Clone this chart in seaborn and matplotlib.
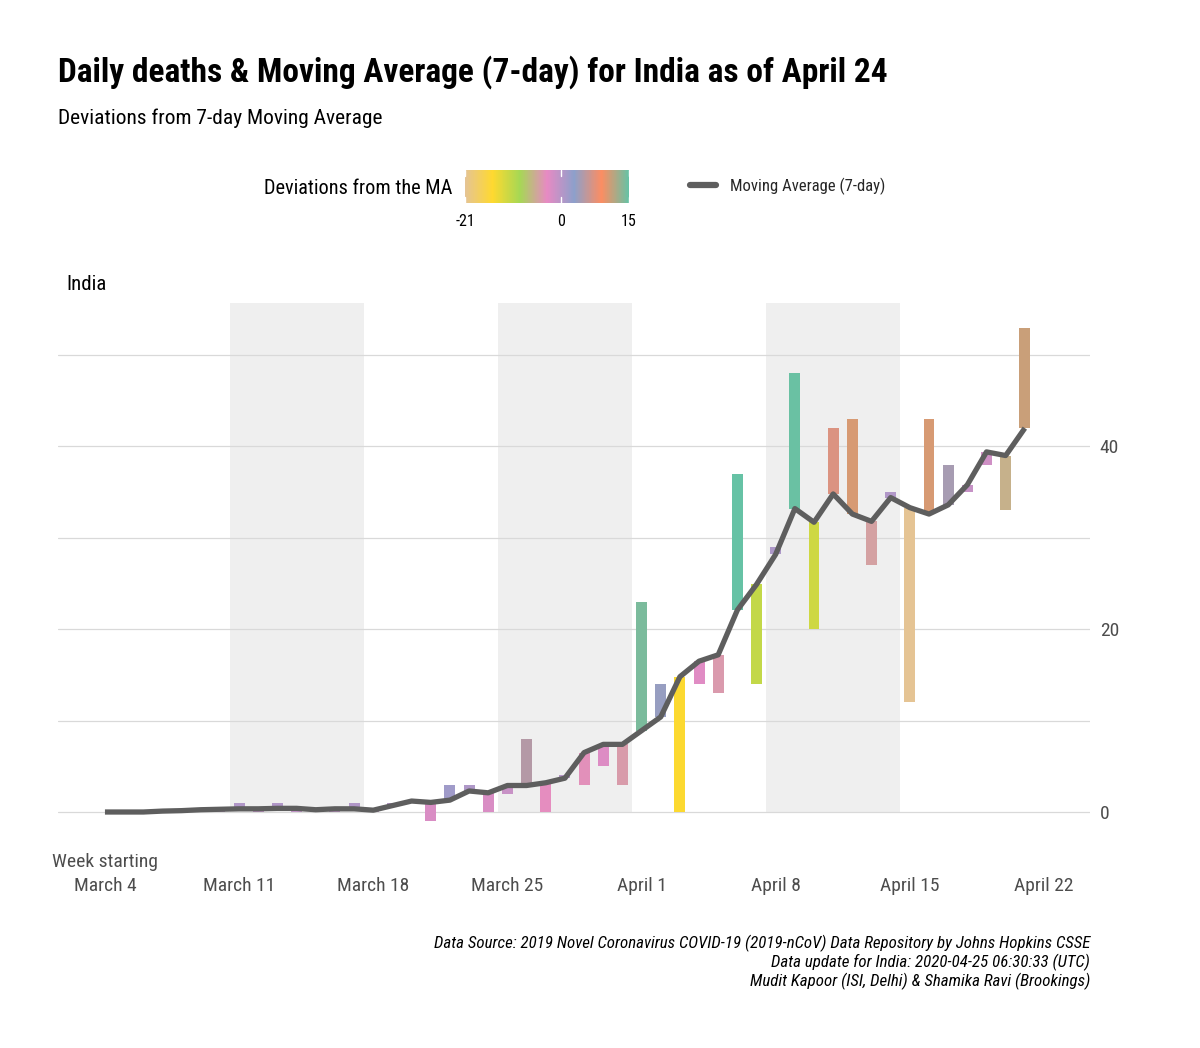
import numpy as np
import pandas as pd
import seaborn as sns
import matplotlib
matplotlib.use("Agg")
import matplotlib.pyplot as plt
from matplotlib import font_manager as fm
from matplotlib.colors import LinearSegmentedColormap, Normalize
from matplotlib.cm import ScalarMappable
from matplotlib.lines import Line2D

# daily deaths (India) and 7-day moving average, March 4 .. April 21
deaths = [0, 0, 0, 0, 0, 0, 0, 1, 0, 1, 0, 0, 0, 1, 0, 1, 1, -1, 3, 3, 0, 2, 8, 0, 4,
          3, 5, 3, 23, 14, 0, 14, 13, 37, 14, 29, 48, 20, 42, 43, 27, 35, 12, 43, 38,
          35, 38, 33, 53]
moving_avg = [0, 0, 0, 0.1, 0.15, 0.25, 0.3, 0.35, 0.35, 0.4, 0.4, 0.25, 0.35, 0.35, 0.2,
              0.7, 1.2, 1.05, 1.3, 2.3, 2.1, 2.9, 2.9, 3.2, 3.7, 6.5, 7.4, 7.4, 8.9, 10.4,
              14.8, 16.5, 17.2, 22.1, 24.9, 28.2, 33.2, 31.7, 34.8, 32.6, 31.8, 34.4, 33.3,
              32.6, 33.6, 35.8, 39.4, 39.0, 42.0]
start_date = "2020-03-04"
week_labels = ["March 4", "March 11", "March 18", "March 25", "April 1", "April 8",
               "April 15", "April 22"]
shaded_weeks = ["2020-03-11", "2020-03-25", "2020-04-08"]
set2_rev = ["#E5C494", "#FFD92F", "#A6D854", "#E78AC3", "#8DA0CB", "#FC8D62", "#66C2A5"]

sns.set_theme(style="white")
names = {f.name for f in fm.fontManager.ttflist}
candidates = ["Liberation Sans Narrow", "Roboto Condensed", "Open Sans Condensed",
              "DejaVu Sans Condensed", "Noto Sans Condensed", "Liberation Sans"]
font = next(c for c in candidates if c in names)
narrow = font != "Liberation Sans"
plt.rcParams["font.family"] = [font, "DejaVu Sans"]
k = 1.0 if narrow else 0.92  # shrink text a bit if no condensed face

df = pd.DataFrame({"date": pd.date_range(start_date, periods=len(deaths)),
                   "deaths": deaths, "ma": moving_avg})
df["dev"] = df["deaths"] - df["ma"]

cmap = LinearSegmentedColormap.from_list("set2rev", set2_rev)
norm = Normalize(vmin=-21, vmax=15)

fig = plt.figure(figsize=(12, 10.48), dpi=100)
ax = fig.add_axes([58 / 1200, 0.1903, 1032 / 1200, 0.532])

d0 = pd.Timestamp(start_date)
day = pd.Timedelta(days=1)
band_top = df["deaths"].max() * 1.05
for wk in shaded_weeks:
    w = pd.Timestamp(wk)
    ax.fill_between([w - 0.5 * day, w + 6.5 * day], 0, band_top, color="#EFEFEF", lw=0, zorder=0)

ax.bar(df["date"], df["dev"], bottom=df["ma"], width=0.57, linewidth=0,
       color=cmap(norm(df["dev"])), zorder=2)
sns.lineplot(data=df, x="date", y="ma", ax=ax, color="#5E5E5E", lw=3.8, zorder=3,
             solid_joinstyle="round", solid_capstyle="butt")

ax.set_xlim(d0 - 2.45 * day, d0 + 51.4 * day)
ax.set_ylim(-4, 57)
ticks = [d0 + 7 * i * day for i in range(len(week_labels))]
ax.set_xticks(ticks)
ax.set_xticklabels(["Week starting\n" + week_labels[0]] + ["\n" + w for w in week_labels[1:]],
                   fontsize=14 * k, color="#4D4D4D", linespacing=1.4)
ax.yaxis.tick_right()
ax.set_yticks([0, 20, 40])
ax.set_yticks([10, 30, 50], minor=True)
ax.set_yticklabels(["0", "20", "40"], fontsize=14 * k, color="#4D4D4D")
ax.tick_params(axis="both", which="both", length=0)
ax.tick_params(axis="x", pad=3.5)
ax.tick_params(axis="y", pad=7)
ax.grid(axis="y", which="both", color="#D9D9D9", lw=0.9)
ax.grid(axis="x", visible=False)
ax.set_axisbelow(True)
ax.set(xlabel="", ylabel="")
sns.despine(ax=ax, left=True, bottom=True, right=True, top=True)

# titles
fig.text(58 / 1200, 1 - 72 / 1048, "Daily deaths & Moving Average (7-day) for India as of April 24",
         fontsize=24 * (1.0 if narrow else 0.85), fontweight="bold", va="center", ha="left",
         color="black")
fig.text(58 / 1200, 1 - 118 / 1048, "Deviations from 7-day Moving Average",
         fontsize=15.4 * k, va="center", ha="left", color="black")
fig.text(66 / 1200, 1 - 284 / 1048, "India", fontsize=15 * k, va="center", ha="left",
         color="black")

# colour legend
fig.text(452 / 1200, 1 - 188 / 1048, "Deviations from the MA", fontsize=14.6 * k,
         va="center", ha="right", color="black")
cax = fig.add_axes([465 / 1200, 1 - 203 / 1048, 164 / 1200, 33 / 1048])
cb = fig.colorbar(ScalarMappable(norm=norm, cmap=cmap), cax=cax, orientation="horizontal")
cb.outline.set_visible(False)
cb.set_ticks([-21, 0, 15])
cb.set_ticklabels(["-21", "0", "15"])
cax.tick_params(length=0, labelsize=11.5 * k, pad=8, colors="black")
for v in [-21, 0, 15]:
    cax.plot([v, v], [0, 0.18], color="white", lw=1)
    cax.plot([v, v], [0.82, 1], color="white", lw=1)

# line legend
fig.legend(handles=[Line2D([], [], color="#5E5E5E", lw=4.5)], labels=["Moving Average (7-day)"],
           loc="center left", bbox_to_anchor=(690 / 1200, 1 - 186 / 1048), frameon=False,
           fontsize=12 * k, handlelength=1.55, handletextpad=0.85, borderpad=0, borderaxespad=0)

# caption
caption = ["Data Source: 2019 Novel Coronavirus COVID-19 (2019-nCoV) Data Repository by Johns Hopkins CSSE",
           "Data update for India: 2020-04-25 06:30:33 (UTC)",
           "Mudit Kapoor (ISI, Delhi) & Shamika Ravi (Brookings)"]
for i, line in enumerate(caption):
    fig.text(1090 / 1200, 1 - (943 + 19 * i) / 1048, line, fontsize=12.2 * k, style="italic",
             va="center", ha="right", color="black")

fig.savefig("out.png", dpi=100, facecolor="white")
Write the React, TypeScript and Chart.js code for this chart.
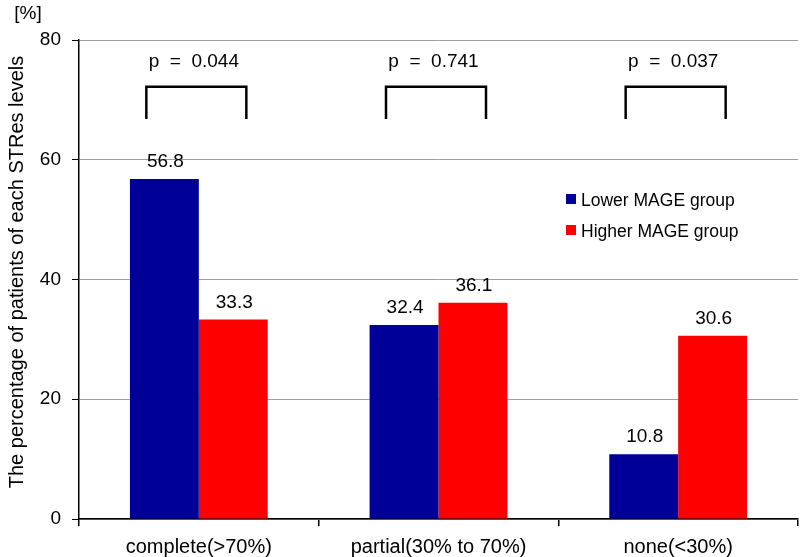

- - - - -

● CHALLENGE: Word for word, quote the full listing, omitting every picture.

● ANSWER TO THE EXERCISE:
Clone this chart in seaborn and matplotlib.
import numpy as np
import pandas as pd
import seaborn as sns
import matplotlib
matplotlib.use("Agg")
import matplotlib.pyplot as plt
from matplotlib import font_manager as fm
from matplotlib.colors import LinearSegmentedColormap, Normalize
from matplotlib.cm import ScalarMappable
from matplotlib.lines import Line2D

# daily deaths (India) and 7-day moving average, March 4 .. April 21
deaths = [0, 0, 0, 0, 0, 0, 0, 1, 0, 1, 0, 0, 0, 1, 0, 1, 1, -1, 3, 3, 0, 2, 8, 0, 4,
          3, 5, 3, 23, 14, 0, 14, 13, 37, 14, 29, 48, 20, 42, 43, 27, 35, 12, 43, 38,
          35, 38, 33, 53]
moving_avg = [0, 0, 0, 0.1, 0.15, 0.25, 0.3, 0.35, 0.35, 0.4, 0.4, 0.25, 0.35, 0.35, 0.2,
              0.7, 1.2, 1.05, 1.3, 2.3, 2.1, 2.9, 2.9, 3.2, 3.7, 6.5, 7.4, 7.4, 8.9, 10.4,
              14.8, 16.5, 17.2, 22.1, 24.9, 28.2, 33.2, 31.7, 34.8, 32.6, 31.8, 34.4, 33.3,
              32.6, 33.6, 35.8, 39.4, 39.0, 42.0]
start_date = "2020-03-04"
week_labels = ["March 4", "March 11", "March 18", "March 25", "April 1", "April 8",
               "April 15", "April 22"]
shaded_weeks = ["2020-03-11", "2020-03-25", "2020-04-08"]
set2_rev = ["#E5C494", "#FFD92F", "#A6D854", "#E78AC3", "#8DA0CB", "#FC8D62", "#66C2A5"]

sns.set_theme(style="white")
names = {f.name for f in fm.fontManager.ttflist}
candidates = ["Liberation Sans Narrow", "Roboto Condensed", "Open Sans Condensed",
              "DejaVu Sans Condensed", "Noto Sans Condensed", "Liberation Sans"]
font = next(c for c in candidates if c in names)
narrow = font != "Liberation Sans"
plt.rcParams["font.family"] = [font, "DejaVu Sans"]
k = 1.0 if narrow else 0.92  # shrink text a bit if no condensed face

df = pd.DataFrame({"date": pd.date_range(start_date, periods=len(deaths)),
                   "deaths": deaths, "ma": moving_avg})
df["dev"] = df["deaths"] - df["ma"]

cmap = LinearSegmentedColormap.from_list("set2rev", set2_rev)
norm = Normalize(vmin=-21, vmax=15)

fig = plt.figure(figsize=(12, 10.48), dpi=100)
ax = fig.add_axes([58 / 1200, 0.1903, 1032 / 1200, 0.532])

d0 = pd.Timestamp(start_date)
day = pd.Timedelta(days=1)
band_top = df["deaths"].max() * 1.05
for wk in shaded_weeks:
    w = pd.Timestamp(wk)
    ax.fill_between([w - 0.5 * day, w + 6.5 * day], 0, band_top, color="#EFEFEF", lw=0, zorder=0)

ax.bar(df["date"], df["dev"], bottom=df["ma"], width=0.57, linewidth=0,
       color=cmap(norm(df["dev"])), zorder=2)
sns.lineplot(data=df, x="date", y="ma", ax=ax, color="#5E5E5E", lw=3.8, zorder=3,
             solid_joinstyle="round", solid_capstyle="butt")

ax.set_xlim(d0 - 2.45 * day, d0 + 51.4 * day)
ax.set_ylim(-4, 57)
ticks = [d0 + 7 * i * day for i in range(len(week_labels))]
ax.set_xticks(ticks)
ax.set_xticklabels(["Week starting\n" + week_labels[0]] + ["\n" + w for w in week_labels[1:]],
                   fontsize=14 * k, color="#4D4D4D", linespacing=1.4)
ax.yaxis.tick_right()
ax.set_yticks([0, 20, 40])
ax.set_yticks([10, 30, 50], minor=True)
ax.set_yticklabels(["0", "20", "40"], fontsize=14 * k, color="#4D4D4D")
ax.tick_params(axis="both", which="both", length=0)
ax.tick_params(axis="x", pad=3.5)
ax.tick_params(axis="y", pad=7)
ax.grid(axis="y", which="both", color="#D9D9D9", lw=0.9)
ax.grid(axis="x", visible=False)
ax.set_axisbelow(True)
ax.set(xlabel="", ylabel="")
sns.despine(ax=ax, left=True, bottom=True, right=True, top=True)

# titles
fig.text(58 / 1200, 1 - 72 / 1048, "Daily deaths & Moving Average (7-day) for India as of April 24",
         fontsize=24 * (1.0 if narrow else 0.85), fontweight="bold", va="center", ha="left",
         color="black")
fig.text(58 / 1200, 1 - 118 / 1048, "Deviations from 7-day Moving Average",
         fontsize=15.4 * k, va="center", ha="left", color="black")
fig.text(66 / 1200, 1 - 284 / 1048, "India", fontsize=15 * k, va="center", ha="left",
         color="black")

# colour legend
fig.text(452 / 1200, 1 - 188 / 1048, "Deviations from the MA", fontsize=14.6 * k,
         va="center", ha="right", color="black")
cax = fig.add_axes([465 / 1200, 1 - 203 / 1048, 164 / 1200, 33 / 1048])
cb = fig.colorbar(ScalarMappable(norm=norm, cmap=cmap), cax=cax, orientation="horizontal")
cb.outline.set_visible(False)
cb.set_ticks([-21, 0, 15])
cb.set_ticklabels(["-21", "0", "15"])
cax.tick_params(length=0, labelsize=11.5 * k, pad=8, colors="black")
for v in [-21, 0, 15]:
    cax.plot([v, v], [0, 0.18], color="white", lw=1)
    cax.plot([v, v], [0.82, 1], color="white", lw=1)

# line legend
fig.legend(handles=[Line2D([], [], color="#5E5E5E", lw=4.5)], labels=["Moving Average (7-day)"],
           loc="center left", bbox_to_anchor=(690 / 1200, 1 - 186 / 1048), frameon=False,
           fontsize=12 * k, handlelength=1.55, handletextpad=0.85, borderpad=0, borderaxespad=0)

# caption
caption = ["Data Source: 2019 Novel Coronavirus COVID-19 (2019-nCoV) Data Repository by Johns Hopkins CSSE",
           "Data update for India: 2020-04-25 06:30:33 (UTC)",
           "Mudit Kapoor (ISI, Delhi) & Shamika Ravi (Brookings)"]
for i, line in enumerate(caption):
    fig.text(1090 / 1200, 1 - (943 + 19 * i) / 1048, line, fontsize=12.2 * k, style="italic",
             va="center", ha="right", color="black")

fig.savefig("out.png", dpi=100, facecolor="white")
Write the React, TypeScript and Chart.js code for this chart.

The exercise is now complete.